— Entries provided —
▼▼▼
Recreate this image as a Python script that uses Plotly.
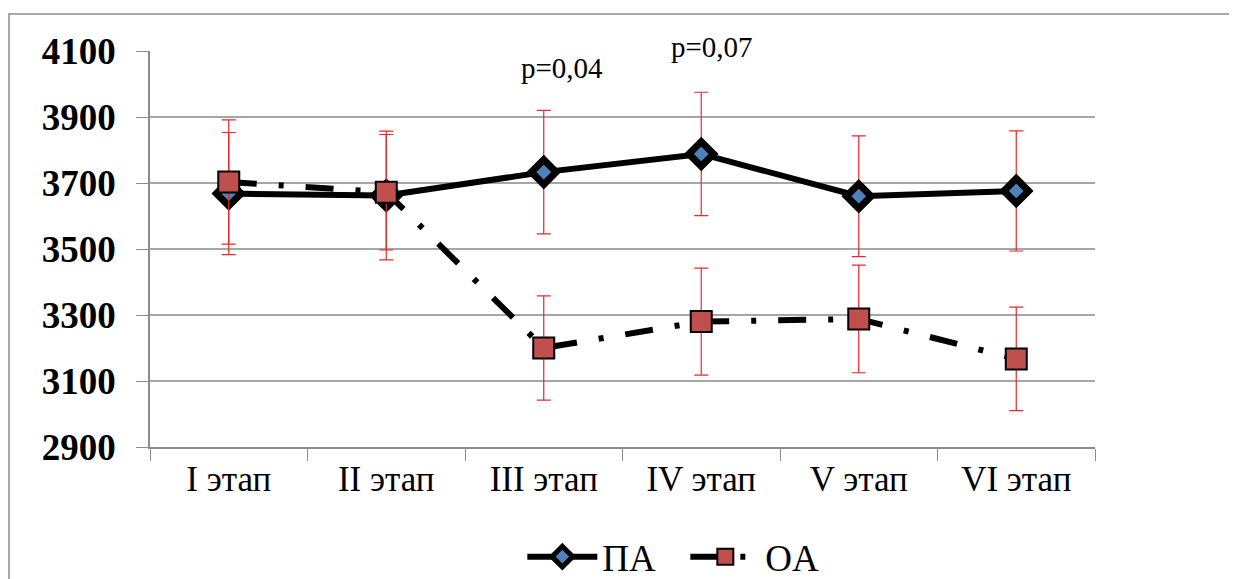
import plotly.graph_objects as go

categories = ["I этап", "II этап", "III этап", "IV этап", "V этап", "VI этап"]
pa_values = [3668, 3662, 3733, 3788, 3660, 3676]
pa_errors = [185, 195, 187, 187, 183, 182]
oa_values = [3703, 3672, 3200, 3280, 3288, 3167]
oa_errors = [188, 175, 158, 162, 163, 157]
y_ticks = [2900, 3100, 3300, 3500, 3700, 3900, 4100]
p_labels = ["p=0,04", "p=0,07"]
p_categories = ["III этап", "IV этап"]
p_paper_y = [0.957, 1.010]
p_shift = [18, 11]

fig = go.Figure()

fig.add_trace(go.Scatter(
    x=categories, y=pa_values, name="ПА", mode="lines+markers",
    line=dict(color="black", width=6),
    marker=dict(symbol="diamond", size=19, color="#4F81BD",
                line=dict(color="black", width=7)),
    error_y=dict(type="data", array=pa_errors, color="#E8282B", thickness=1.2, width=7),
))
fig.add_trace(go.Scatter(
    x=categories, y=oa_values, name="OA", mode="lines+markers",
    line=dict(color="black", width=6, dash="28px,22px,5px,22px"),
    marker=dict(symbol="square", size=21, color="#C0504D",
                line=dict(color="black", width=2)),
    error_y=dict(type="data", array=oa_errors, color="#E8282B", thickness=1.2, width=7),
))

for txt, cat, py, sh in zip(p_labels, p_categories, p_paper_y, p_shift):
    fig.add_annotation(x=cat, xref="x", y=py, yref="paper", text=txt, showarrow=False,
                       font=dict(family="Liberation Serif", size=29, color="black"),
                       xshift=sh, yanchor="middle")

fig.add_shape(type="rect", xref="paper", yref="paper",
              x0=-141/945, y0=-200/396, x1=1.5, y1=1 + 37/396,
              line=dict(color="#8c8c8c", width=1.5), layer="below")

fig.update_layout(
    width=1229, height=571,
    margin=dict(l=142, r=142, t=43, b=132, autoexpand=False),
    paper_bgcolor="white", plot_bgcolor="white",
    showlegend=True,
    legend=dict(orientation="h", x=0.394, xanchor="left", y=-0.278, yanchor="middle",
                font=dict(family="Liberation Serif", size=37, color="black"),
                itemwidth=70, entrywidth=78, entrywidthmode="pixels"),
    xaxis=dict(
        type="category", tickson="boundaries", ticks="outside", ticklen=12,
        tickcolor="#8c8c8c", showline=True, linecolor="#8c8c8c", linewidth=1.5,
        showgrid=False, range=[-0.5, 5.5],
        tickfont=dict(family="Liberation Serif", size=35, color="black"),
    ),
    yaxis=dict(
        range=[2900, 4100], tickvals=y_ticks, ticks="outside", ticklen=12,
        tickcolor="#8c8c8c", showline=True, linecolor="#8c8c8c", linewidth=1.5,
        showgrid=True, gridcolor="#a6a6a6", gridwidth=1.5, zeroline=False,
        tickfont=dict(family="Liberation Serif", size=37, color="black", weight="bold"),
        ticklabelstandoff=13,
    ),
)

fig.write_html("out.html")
▲▲▲
▼▼▼
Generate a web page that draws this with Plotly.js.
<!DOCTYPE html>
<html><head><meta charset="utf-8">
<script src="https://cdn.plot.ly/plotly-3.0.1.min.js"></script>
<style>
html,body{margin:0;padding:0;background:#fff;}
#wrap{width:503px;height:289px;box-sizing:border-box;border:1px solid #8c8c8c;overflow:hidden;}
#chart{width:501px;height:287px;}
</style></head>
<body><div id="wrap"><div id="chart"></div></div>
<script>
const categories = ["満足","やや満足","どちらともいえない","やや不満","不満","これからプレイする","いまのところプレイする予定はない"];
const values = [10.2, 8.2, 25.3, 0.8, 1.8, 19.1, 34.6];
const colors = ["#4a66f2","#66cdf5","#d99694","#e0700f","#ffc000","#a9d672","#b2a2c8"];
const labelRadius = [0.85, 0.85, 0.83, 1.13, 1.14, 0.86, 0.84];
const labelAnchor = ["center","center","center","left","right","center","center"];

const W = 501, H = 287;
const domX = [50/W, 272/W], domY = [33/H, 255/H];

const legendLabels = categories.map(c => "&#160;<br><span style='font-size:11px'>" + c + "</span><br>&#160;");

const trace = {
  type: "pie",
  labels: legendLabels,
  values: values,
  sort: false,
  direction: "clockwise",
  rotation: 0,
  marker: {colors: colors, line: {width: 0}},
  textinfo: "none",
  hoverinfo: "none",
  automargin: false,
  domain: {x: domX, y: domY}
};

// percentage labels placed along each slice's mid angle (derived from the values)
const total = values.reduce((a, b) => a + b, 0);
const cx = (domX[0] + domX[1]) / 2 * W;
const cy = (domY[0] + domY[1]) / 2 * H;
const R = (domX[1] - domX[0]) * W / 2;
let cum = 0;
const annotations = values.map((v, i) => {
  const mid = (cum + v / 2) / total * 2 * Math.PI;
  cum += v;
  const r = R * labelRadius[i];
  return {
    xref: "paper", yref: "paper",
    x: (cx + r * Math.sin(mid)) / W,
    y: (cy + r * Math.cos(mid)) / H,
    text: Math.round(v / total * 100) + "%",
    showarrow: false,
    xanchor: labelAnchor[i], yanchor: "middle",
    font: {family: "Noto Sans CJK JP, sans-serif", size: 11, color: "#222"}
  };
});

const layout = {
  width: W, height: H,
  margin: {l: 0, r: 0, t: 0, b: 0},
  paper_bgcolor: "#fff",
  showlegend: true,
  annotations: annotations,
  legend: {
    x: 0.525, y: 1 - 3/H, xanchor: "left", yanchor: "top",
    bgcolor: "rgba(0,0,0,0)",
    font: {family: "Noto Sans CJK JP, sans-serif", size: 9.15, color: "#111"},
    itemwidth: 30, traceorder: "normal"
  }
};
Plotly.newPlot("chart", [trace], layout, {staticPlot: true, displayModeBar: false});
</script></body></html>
▲▲▲
— Exercise prompt —
Give again, exactly as written, only the lines that start at the one with "Recreate this image" and end at the one with "import plotly.graph_objects as go", both included. Skip any pictures.

— Exercise result —
Recreate this image as a Python script that uses Plotly.
import plotly.graph_objects as go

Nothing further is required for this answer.